Alright, so it's been a while, but I'm posting just to say I've finally got my school of cories! I can't wait to see them all schooling together once the new three are settled. ((I had one that was a rescue from my job.))
However, I do have to ask; what do y'all know about julii cories? I waited a month for pygmies to come in before giving in and buying the last three juliis to keep mine company, cause he was so lonely he was schooling with his reflection!
In the morning I'll take a picture of my tank; it's coming along swimmingly. *pun* I got some healthy anacharis from my work, and another plant that I think might be bacopa, but I'm not entirely sure.
I cannot add much information, but I know it's best to use sand with corydoras as to not damage their barbels (spelling?). You should also put plenty of plants and hiding spots in for them. Sinking shrimp pellets are a good staple for them. I've heard of people offering them algae wafers as well for variety.
They eat wardley sinking shrimp pellets, which also break up very easily, for which I'm glad, I already have to chop up my betta's pellets. They have aquarium sand right now, but in the future I want to change them to reptile "riverbed" sand, to give it a more natural look. (My sand right now is blue. At first I liked it, now I want something more natural.) Anyone have any experience with it? I like it cause it's not stark white like playsand and other aquarium sands.
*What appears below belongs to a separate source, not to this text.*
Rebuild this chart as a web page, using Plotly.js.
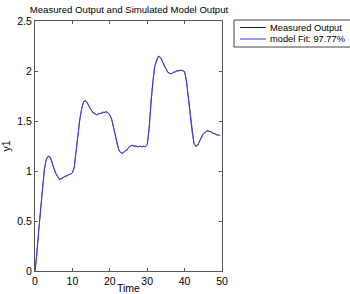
<!DOCTYPE html>
<html>
<head>
<meta charset="utf-8">
<script src="https://cdn.plot.ly/plotly-3.0.1.min.js"></script>
<style>html,body{margin:0;padding:0;background:#fff;overflow:hidden}#chart{width:350px;height:294px}</style>
</head>
<body>
<div id="chart"></div>
<script>
var time = [0,0.5,1,1.5,2,2.5,3,3.5,4,4.5,5,5.5,6,6.5,7,7.5,8,8.5,9,9.5,
  10,10.5,11,11.5,12,12.5,13,13.5,14,14.5,15,15.5,16,16.5,17,17.5,18,18.5,19,19.5,
  20,20.5,21,21.5,22,22.5,23,23.5,24,24.5,25,25.5,26,26.5,27,27.5,28,28.5,29,29.5,
  30,30.5,31,31.5,32,32.5,33,33.5,34,34.5,35,35.5,36,36.5,37,37.5,38,38.5,39,39.5,
  40,40.5,41,41.5,42,42.5,43,43.5,44,44.5,45,45.5,46,46.5,47,47.5,48,48.5,49,49.5];

var modelOutput = [0,0.17,0.40,0.62,0.85,1.02,1.11,1.15,1.14,1.10,
  1.03,0.98,0.945,0.92,0.92,0.935,0.945,0.955,0.96,0.97,
  0.98,1.04,1.20,1.38,1.52,1.63,1.69,1.705,1.68,1.645,
  1.61,1.585,1.57,1.565,1.57,1.58,1.585,1.59,1.59,1.585,
  1.56,1.52,1.43,1.34,1.26,1.205,1.18,1.18,1.195,1.21,
  1.23,1.25,1.255,1.25,1.245,1.245,1.245,1.245,1.245,1.245,
  1.26,1.42,1.70,1.90,2.04,2.11,2.145,2.14,2.10,2.055,
  2.02,1.99,1.975,1.975,1.985,1.995,2.0,2.005,2.005,2.005,
  1.99,1.90,1.73,1.55,1.39,1.28,1.245,1.26,1.295,1.34,
  1.37,1.39,1.40,1.40,1.39,1.38,1.37,1.365,1.36,1.355];

var measuredOutput = [0,0.16,0.41,0.61,0.86,1.01,1.12,1.145,1.145,1.095,
  1.035,0.975,0.95,0.915,0.925,0.93,0.95,0.95,0.965,0.965,
  0.985,1.035,1.205,1.375,1.525,1.625,1.695,1.70,1.685,1.64,
  1.615,1.58,1.575,1.56,1.575,1.575,1.59,1.585,1.595,1.58,
  1.565,1.515,1.435,1.335,1.265,1.20,1.185,1.175,1.20,1.205,
  1.235,1.245,1.26,1.245,1.25,1.24,1.25,1.24,1.25,1.24,
  1.265,1.415,1.705,1.895,2.045,2.105,2.15,2.135,2.105,2.05,
  2.025,1.985,1.98,1.97,1.99,1.99,2.005,2.0,2.01,2.0,
  1.995,1.895,1.735,1.545,1.395,1.275,1.25,1.255,1.30,1.335,
  1.375,1.385,1.405,1.395,1.395,1.375,1.375,1.36,1.365,1.35];

var seriesNames = ['Measured Output', 'model Fit: 97.77%'];
var seriesColors = ['#222222', '#3333ff'];
var xTicks = [0,10,20,30,40,50];
var yTicks = [0,0.5,1,1.5,2,2.5];
var yTickText = ['0','0.5','1','1.5','2','2.5'];

var FONT = '"Liberation Sans", Arial, sans-serif';

var traces = [
  {x: time, y: measuredOutput, type: 'scatter', mode: 'lines',
   name: seriesNames[0], line: {color: seriesColors[0], width: 0.8}},
  {x: time, y: modelOutput, type: 'scatter', mode: 'lines',
   name: seriesNames[1], line: {color: seriesColors[1], width: 0.9}}
];

var axisCommon = {
  showgrid: false, zeroline: false, showline: true, mirror: 'ticks',
  linecolor: '#555', linewidth: 1, ticks: 'inside', ticklen: 3, tickcolor: '#555',
  tickfont: {family: FONT, size: 10.5, color: '#000'}
};

// Plot area in pixels: left 35, right 222, top 21, bottom 271
var L = 35, R = 222, T = 21, B = 271;
function px(p) { return (p - L) / (R - L); }
function py(p) { return (B - p) / (B - T); }

// Compact MATLAB-style legend box
var shapes = [
  {type: 'rect', xref: 'paper', yref: 'paper', x0: px(234), x1: px(360), y0: py(47), y1: py(20),
   line: {color: '#444', width: 1}, fillcolor: '#fff', layer: 'above'}
];
var annotations = [];
var rowsY = [27.5, 39];
for (var i = 0; i < seriesNames.length; i++) {
  shapes.push({type: 'line', xref: 'paper', yref: 'paper', x0: px(240), x1: px(266),
    y0: py(rowsY[i]), y1: py(rowsY[i]), line: {color: seriesColors[i], width: 1}, layer: 'above'});
  annotations.push({xref: 'paper', yref: 'paper', x: px(268), y: py(rowsY[i]),
    xanchor: 'left', yanchor: 'middle', showarrow: false, text: seriesNames[i],
    font: {family: FONT, size: 9.3, color: '#000'}});
}

var layout = {
  width: 350, height: 294,
  margin: {l: L, r: 350 - R, t: T, b: 294 - B, autoexpand: false},
  paper_bgcolor: '#fff', plot_bgcolor: '#fff',
  font: {family: FONT, size: 10, color: '#000'},
  title: {text: 'Measured Output and Simulated Model Output', font: {family: FONT, size: 9.6},
          x: 129/350, xref: 'container', xanchor: 'center', y: (294-9.5)/294, yref: 'container', yanchor: 'middle'},
  xaxis: Object.assign({}, axisCommon, {range: [0, 50], tickvals: xTicks,
          title: {text: 'Time', standoff: 8, font: {family: FONT, size: 10.5}}}),
  yaxis: Object.assign({}, axisCommon, {range: [0, 2.5], tickvals: yTicks, ticktext: yTickText,
          title: {text: 'y1', standoff: 4, font: {family: FONT, size: 10.5}}}),
  showlegend: false,
  shapes: shapes,
  annotations: annotations
};

Plotly.newPlot('chart', traces, layout, {staticPlot: true, displayModeBar: false});
</script>
</body>
</html>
Edit: Oh, and I also have a mix of live plants and silk plants, with a plastic "rock" cave for hiding. (A cave my betta thoroughly enjoys, so they don't use it much cause I think they prefer to give him space, even though he's a very mild mannered betta.) I also feed freeze dried daphnia occasionally to everyone for a treat, and plan to get some frozen brine shrimp or bloodworms from work when I get paid next.
Last edited by SweetNightmare; 04-27-2012 at 03:12 PM.
I bought "Julii" cories at pet smart and they are three lined cories too.
True Julii are somewhat rare and usually three lined are sold as Julii. Still pretty cute though. :)
I think they get .5" bigger though. :/ Posted via Mobile Device
There are literally hundreds of corydoras species, so no telling what you have really. But the basic care of them is the same. Sandy substrate, sinking food, hiding spots, and plants. It sounds like you are set!
Very true! And everyone has a little more room right now since I moved my two female guppies into their spawning tank. (Don't worry, all females and most males are going back to my job, separated by gender, so no inbreeding. They were given to me as all males, but not so apparently.)
Also, here are the pics I promised. They're the best I have.
And yes, you might notice that it's not true sand. It's extremely fine, smooth gravel, nearly as fine as sand. Everything I read said it would be suitable for cories as well, though I am going to upgrade to riverbed sand at some point when I have more cash. The pics were taken on my cell, so everything looks, well, ugly. :/ The small bottom tank is my guppy 'nursery'.